No easy wins left for A&M
Published: Monday, September 20, 2010
Updated: Wednesday, July 25, 2012 22:07
There's nothing to sugarcoat; nothing to palliate; nothing to celebrate.
Just over two years after Arkansas State, another Sun Belt team waltzed into Kyle Field and nearly supplied Texas A&M with a crippling, program-altering loss. Just over two years after one of the more embarrassing losses in the history of A&M football, another Sun Belt squad offered up a harsh dose of reality.
And after a 27-20 escape, here's hoping the entire A&M offense — starting at the top with Head Coach Mike Sherman — expresses sincere and abundant gratitude towards Tim DeRuyter and his newly-improved defensive unit.
Because if not for the aggressive, attacking, inspired play on that side of the football, this Aggie season, and Sherman's job security for that matter, go down the drain in week three.
"The defense carried us today," Sherman said after the game in the understatement of the year.

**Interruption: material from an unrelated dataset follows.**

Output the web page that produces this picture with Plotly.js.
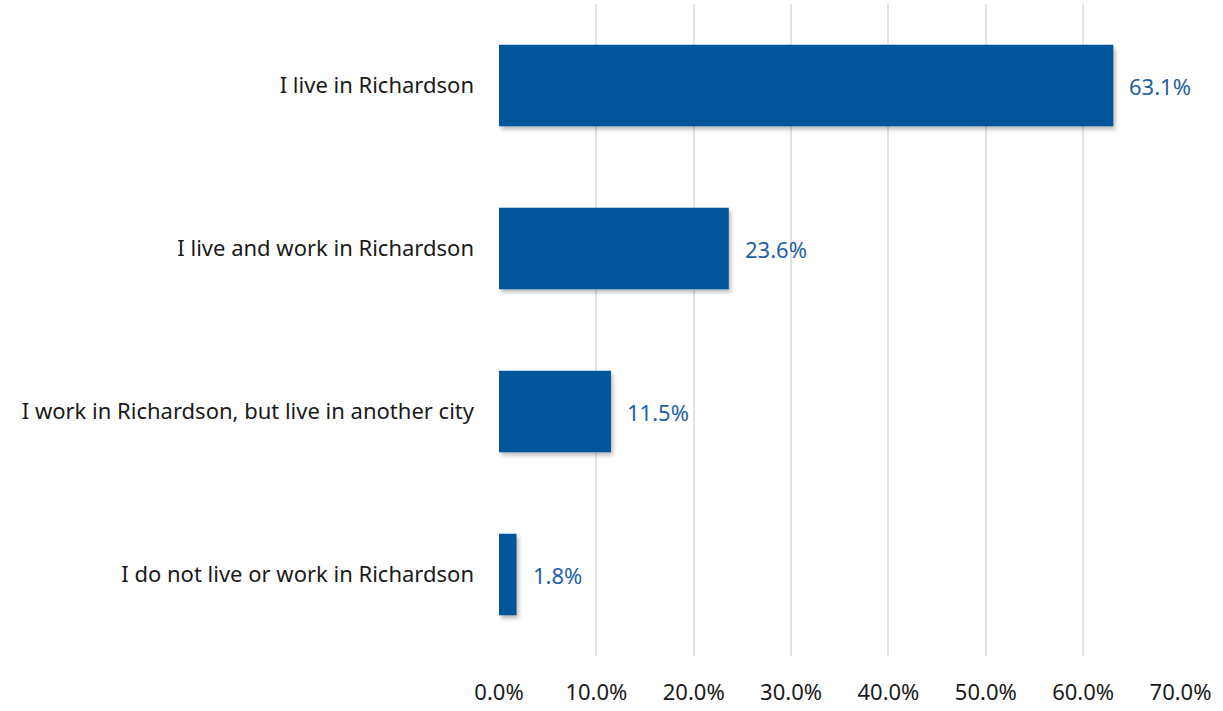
<!DOCTYPE html>
<html>
<head>
<meta charset="utf-8">
<script src="https://cdn.plot.ly/plotly-3.0.1.min.js"></script>
<style>
html,body{margin:0;padding:0;background:#fff;}
#chart{width:1223px;height:711px;}
.barlayer .point path{filter:drop-shadow(2px 3px 2px rgba(0,0,0,0.28));}
</style>
</head>
<body>
<div id="chart"></div>
<script>
var categories = [
  "I live in Richardson",
  "I live and work in Richardson",
  "I work in Richardson, but live in another city",
  "I do not live or work in Richardson"
];
var values = [63.1, 23.6, 11.5, 1.8];
var tickVals = [0, 10, 20, 30, 40, 50, 60, 70];
var tickText = ["0.0%", "10.0%", "20.0%", "30.0%", "40.0%", "50.0%", "60.0%", "70.0%"];

var fontFam = "'Noto Sans', 'Open Sans', sans-serif";

var trace = {
  type: "bar",
  orientation: "h",
  x: values,
  y: categories,
  width: 0.5,
  marker: {color: "#00559B"},
  hoverinfo: "skip"
};

var annotations = values.map(function(v, i){
  return {
    x: v, y: categories[i], xref: "x", yref: "y",
    text: v.toFixed(1) + "%",
    showarrow: false, xanchor: "left", yanchor: "middle",
    xshift: 14,
    font: {family: fontFam, size: 22, color: "#1F5FA8"}
  };
});

var layout = {
  width: 1223, height: 711,
  margin: {l: 499, r: 42, t: 4, b: 55},
  paper_bgcolor: "#fff", plot_bgcolor: "#fff",
  showlegend: false,
  bargap: 0.5,
  font: {family: fontFam, size: 22, color: "#1a1a1a"},
  xaxis: {
    range: [0, 70.05],
    tickvals: tickVals, ticktext: tickText,
    showgrid: true, gridcolor: "#E0E3EA", gridwidth: 2,
    zeroline: false, showline: false,
    ticks: "", ticklabelstandoff: 21,
    tickfont: {family: fontFam, size: 22, color: "#1a1a1a"},
    fixedrange: true
  },
  yaxis: {
    type: "category",
    categoryorder: "array", categoryarray: categories,
    range: [3.5, -0.5],
    showgrid: false, zeroline: false, showline: false,
    ticks: "", ticklabelstandoff: 24,
    tickfont: {family: fontFam, size: 22, color: "#1a1a1a"},
    fixedrange: true
  },
  annotations: annotations
};

Plotly.newPlot("chart", [trace], layout, {displayModeBar: false, staticPlot: true});
</script>
</body>
</html>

With iffy play calling — the Aggies started the game by dropping back to pass seven times in a row — careless and unfocused football from the signal caller and enigmatic play from the offensive line, the A&M offensive unit put the other side of the ball in bind after bind after bind.
Yet, time and again, the Aggie defense rose to the challenge and seemingly kept the team in the game.
They pounded the line of scrimmage with outstanding play, penetration and disruption from their defensive line, starting with senior defensive end Lucas Patterson. The linebackers, led by junior Garrick Williams, flew to the ball and made plays from sideline to sideline. The secondary was aggressive and harassing as they shut down the Golden Panthers' dangerous passing attack.
And senior "joker" Von Miller made his triumphant return to an opponents' backfield in one of the most impressive performances of his career — with a gimpy ankle, to boot. Though he only totaled one sack, his pressure off the edge and leadership on the sideline throughout the fourth quarter was the overriding reason for this defense's success.
"I looked everybody in the eye, though I'm not really a talker, and let them know that I was here for them and I was going to give my best, and I expected the same out of them," Miller said. "I told them this is the fourth quarter, it's time, let's go and take it. I really think it was the Aggie Spirit that kept us alive out there."
Regardless, the story for the next week and a half is this struggling offense and its quarterback. Instead of fine-tuning this supposedly-vaunted, potent unit, the Aggies nearly threw away a game against a team whose record since moving to the Football Bowl Subdivision is now 9-41.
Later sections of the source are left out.